Can I just hand write a grammarname.tokens file that the antlr parser can import ?
When I use a antlr lexer, there are a bunch of anonymous tokens, can i just remove them ?
Alternatively maybe pygments can be modified to accept the antlr .tokens file for its tokens. The pygments token stream just needs to implement the antlr token stream interface.
해결책 2
this other q/a was very helpful: ANTLR Parser with manual lexer also read through the stax and jflex snippets: http://www.antlr.org/wiki/display/ANTLR3/Interfacing+StAX+to+ANTLR http://www.antlr.org/pipermail/antlr-interest/2007-October/023957.html
the tokens file is a non issue if you import the token types from the generated parser file. Unfortunately i first tried parsing the .tokens file and forgot to convert the token types to integers which caused a long bugchase...
but, I finally figured it out: I figured it out: http://github.com/tinku99/antlr-pygments
다른 팁
Naveen wrote:
Has anyone tried using a pygments lexer with the antlr python target ?
I doubt it. At least, I have never seen anyone mention this either here on SO, or on the ANTLR mailing-lists (which I monitor for quite some time now).
Naveen wrote:
Can I just hand write a grammarname.tokens file that the antlr parser can import ?
No. The parser expects an instance of a Lexer
object, which is present in the (Python) runtime. A .tokens
file is not supposed to be edited by hand.
Naveen wrote:
When I use a antlr lexer, there are a bunch of anonymous tokens, can i just remove them ?

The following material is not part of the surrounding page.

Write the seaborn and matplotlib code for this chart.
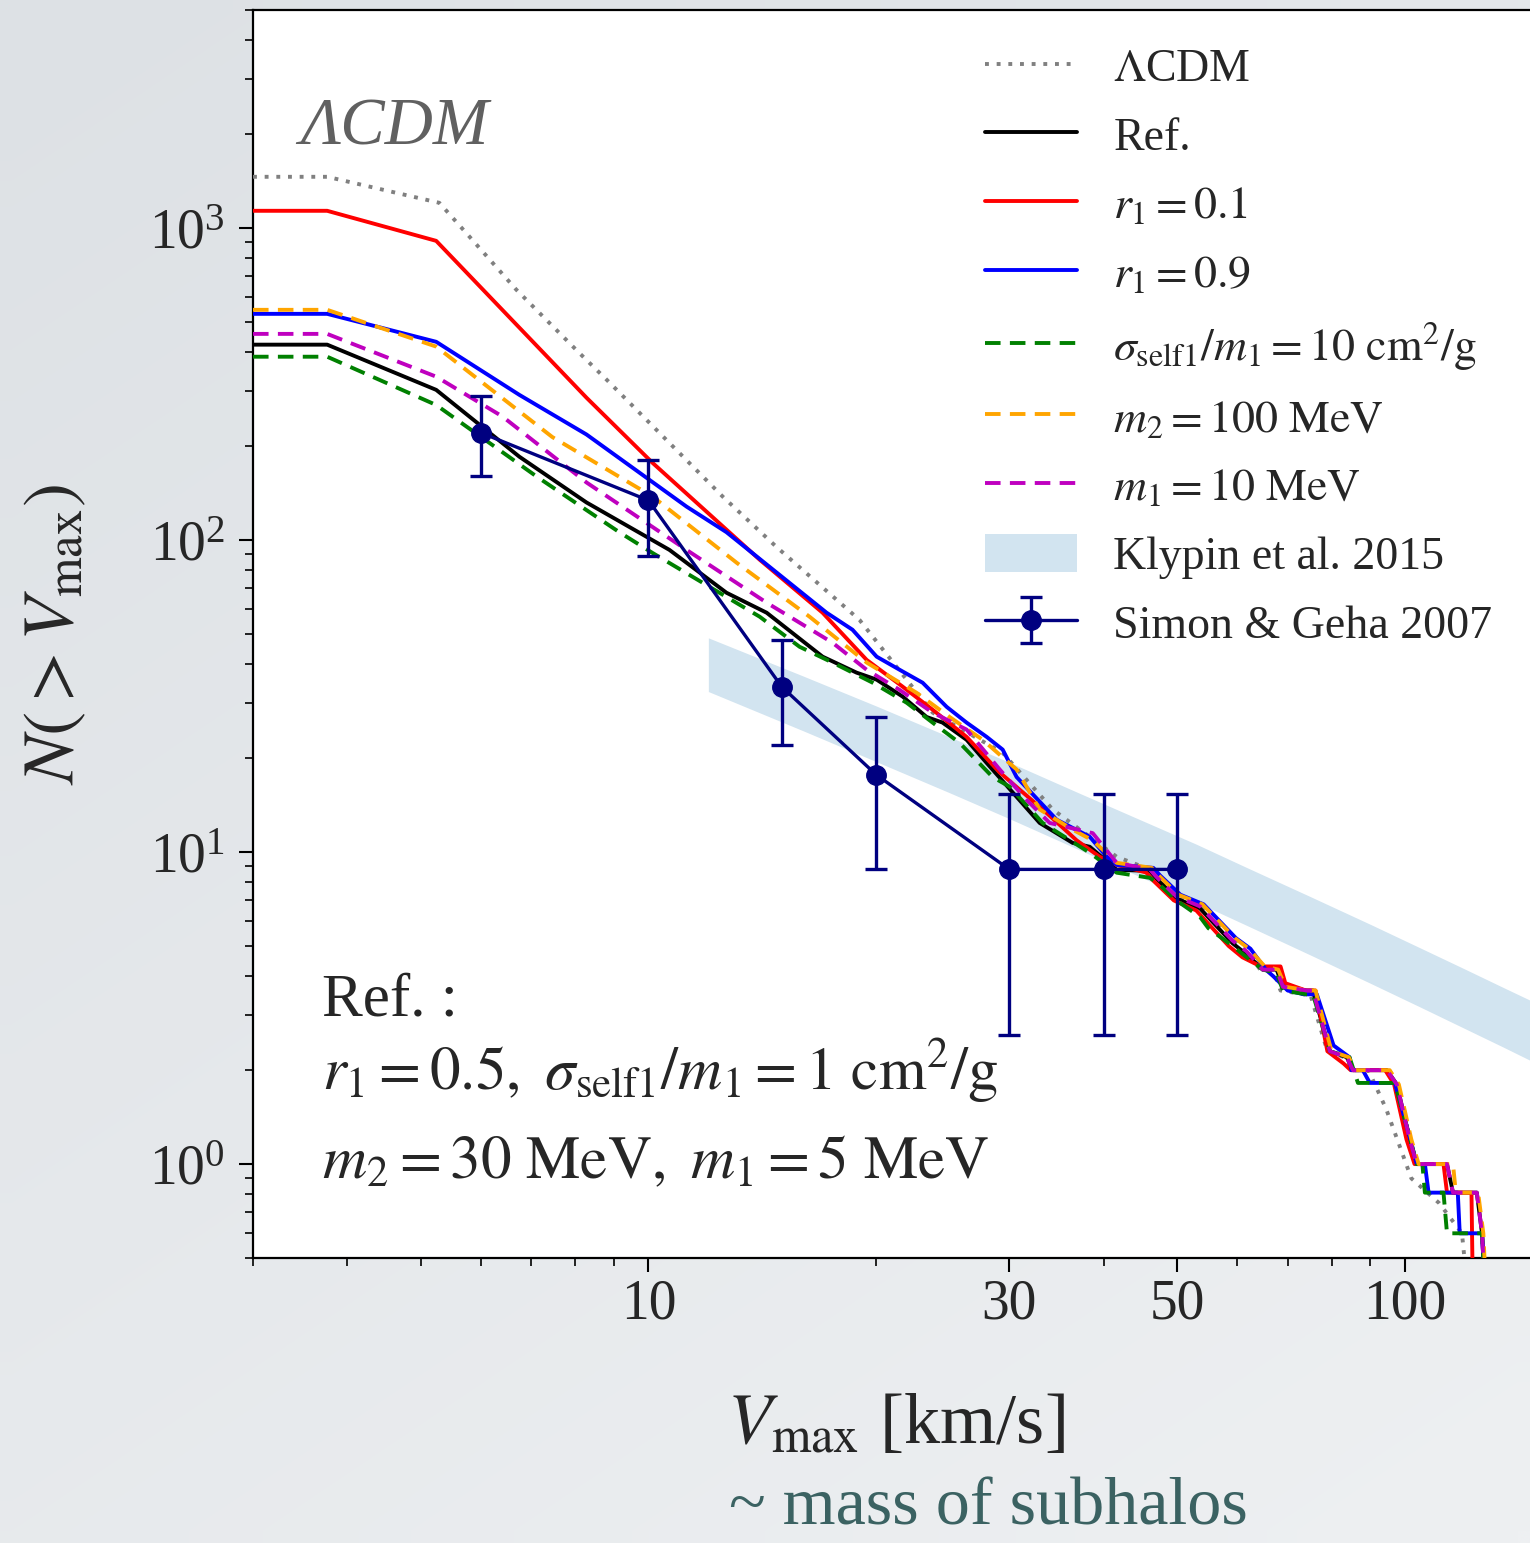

Not quite sure what you mean, but removing any of the generated code seems a bad idea to me. If you're referring to the .tokens
file, as I mentioned before: it is not supposed to be edited by hand.
I really wouldn't bother trying to "glue" some external lexer-grammar, or complete lexer, into ANTLR. I am pretty sure this will cause you more time to implement than it is to just write the ANTLR lexer grammar yourself. After all: defining the lexer rules is the easiest part of a language in most cases.